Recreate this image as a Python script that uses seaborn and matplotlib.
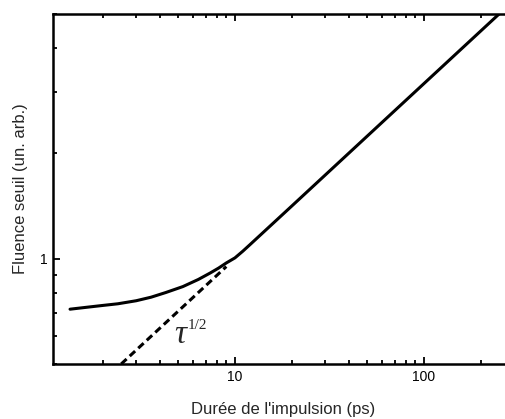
import numpy as np
import matplotlib
matplotlib.use("Agg")
import matplotlib.pyplot as plt
import matplotlib.ticker as mticker
import seaborn as sns

# threshold fluence vs pulse duration
tau_solid = [1.34, 1.6, 2.0, 2.4, 3.0, 3.6, 4.3, 5.3, 6.4, 7.4, 8.2, 9.0, 10.0,
             11.0, 12.0, 20.0, 40.0, 70.0, 120.0, 200.0, 300.0]
fluence_solid = [0.717, 0.725, 0.735, 0.743, 0.758, 0.776, 0.800, 0.832, 0.872,
                 0.910, 0.940, 0.972, 1.005, 1.050, 1.096, 1.414, 2.0, 2.646,
                 3.464, 4.472, 5.477]

# tau^(1/2) guide line
tau_fit = [2.5, 9.0]
fluence_fit = [0.5, 0.949]

x_ticks = [10, 100]
x_ticklabels = ["10", "100"]
y_ticks = [1]
y_ticklabels = ["1"]

sns.set_style("ticks")
plt.rcParams["font.family"] = ["Liberation Sans", "DejaVu Sans"]

fig = plt.figure(figsize=(5.05, 4.19), dpi=100)
ax = fig.add_axes([0.1044, 0.1313, 0.9135, 0.8353])

sns.lineplot(x=tau_solid, y=fluence_solid, ax=ax, color="black", lw=2.2,
             sort=False, estimator=None)
sns.lineplot(x=tau_fit, y=fluence_fit, ax=ax, color="black", lw=2.2,
             sort=False, estimator=None, linestyle=(0, (2.4, 1.4)))

ax.set_xscale("log")
ax.set_yscale("log")
ax.set_xlim(1.085, 300)
ax.set_ylim(0.5, 5)

ax.xaxis.set_major_locator(mticker.FixedLocator(x_ticks))
ax.xaxis.set_major_formatter(mticker.FixedFormatter(x_ticklabels))
ax.xaxis.set_minor_locator(mticker.LogLocator(base=10, subs=np.arange(2, 10)))
ax.xaxis.set_minor_formatter(mticker.NullFormatter())
ax.yaxis.set_major_locator(mticker.FixedLocator(y_ticks))
ax.yaxis.set_major_formatter(mticker.FixedFormatter(y_ticklabels))
ax.yaxis.set_minor_locator(mticker.LogLocator(base=10, subs=np.arange(2, 10)))
ax.yaxis.set_minor_formatter(mticker.NullFormatter())

ax.tick_params(which="both", direction="in", top=True, right=True,
               width=1.3, colors="black", labelsize=10, pad=4)
ax.tick_params(which="major", length=5)
ax.tick_params(which="minor", length=3)
for s in ax.spines.values():
    s.set_linewidth(1.8)
    s.set_color("black")

ax.set_xlabel("Durée de l'impulsion (ps)", fontsize=12, labelpad=13)
ax.set_ylabel("Fluence seuil (un. arb.)", fontsize=12, labelpad=8)

serif = ["Liberation Serif", "DejaVu Serif"]
ax.text(4.76, 0.573, "τ", fontsize=24, family=serif,
        style="italic", ha="left", va="baseline")
ax.text(5.64, 0.631, "1/2", fontsize=11, family=serif,
        ha="left", va="baseline")

fig.savefig("out.png", dpi=100)
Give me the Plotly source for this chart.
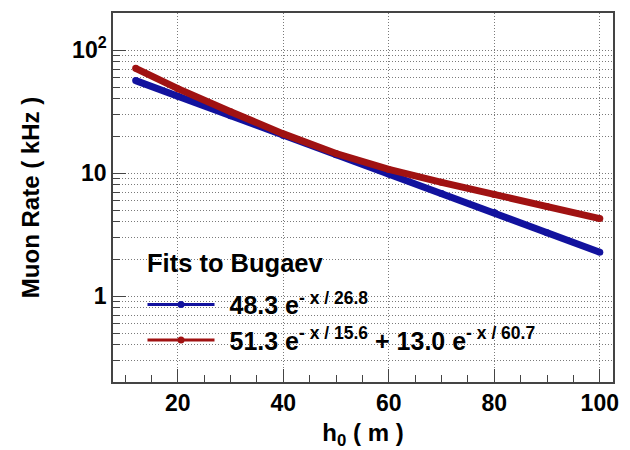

○ ○ ○

Show the lines where the word "matplotlib" appears in the entries.

Recreate this image as a Python script that uses seaborn and matplotlib.
import matplotlib
matplotlib.use("Agg")
import matplotlib.pyplot as plt
import matplotlib.ticker as mticker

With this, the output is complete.